Well, yes, Macs have certain positive points. A Mac can run all the development tools that I need – it comes with a usable Unix-style terminal and programming languages, such as PHP, Python and Ruby (I didn’t check, but probably Perl, too). It has a high-quality screen. On the average, Macbooks are usually thinner and lighter. But there are no Mac features that are compelling enough for me to bother to reconsider the above points.

What I really fail to understand is why so many Free Software developers use Macs – but that’s a topic for a separate post.

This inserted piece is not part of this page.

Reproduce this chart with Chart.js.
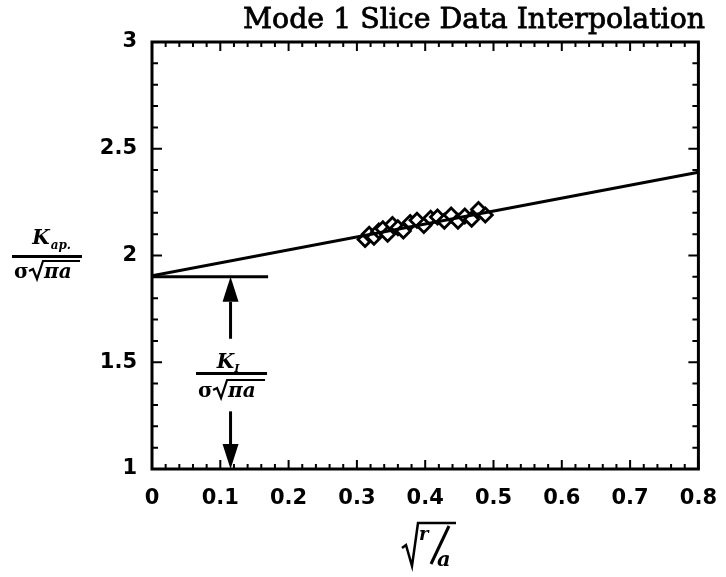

4 thoughts on “Why I Don’t Plan To Use Any Apple Products

  1. 1. Fine, yeah, you got to get used to using cmd, not ctrl, for most shortcuts. People have done this and survived to tell. I use Ubuntu at work and a Mac at home on a daily basis, and I still somehow manage.
    2. For many years now macs are sold bundled with a mouse that supports right-clicking. (It might not be turned on by default in the preferences. I can’t remember whether 5 years ago I spent 10 seconds turning it on or not).
    3. If you’re not going to use Mac OS X, don’t buy a mac. I’ve been typing Hebrew (from right to left, no less!) on OS X for years. It’s not any more difficult than on Windows or Ubuntu. And anyway, most typing these days is done in browsers, which implement their own bidi, so the OS is mostly irrelevant.
    4. Fine, then flip the damn preference, like I did. It will take you less time than it took you to write that paragraph.

    I won’t argue with your ideological points. If they’re good enough for you to keep away from Apple products, very well. But then you should have put them at the top, above the “I’m too lazy to flip a preference”, and “I once heard you can’t type Hebrew” stuff – because they’re a lot more convincing.

      1. Yes, you would get a pretty useful hardware+OS bundle. I can’t promise you’ll like it, but it’s certainly been useful to me in the past 10+ years I’ve been using various versions of it.

        1. So he would get a nice hardware, software bundle. Why would a Lenovo not serve the same purpose? (And to avoid the “Windows Sucks!” mantra, what if he ran Linux with an Intel CPU and video card? Intel is very supportive of Linux, so I think you get similar “bundling”.)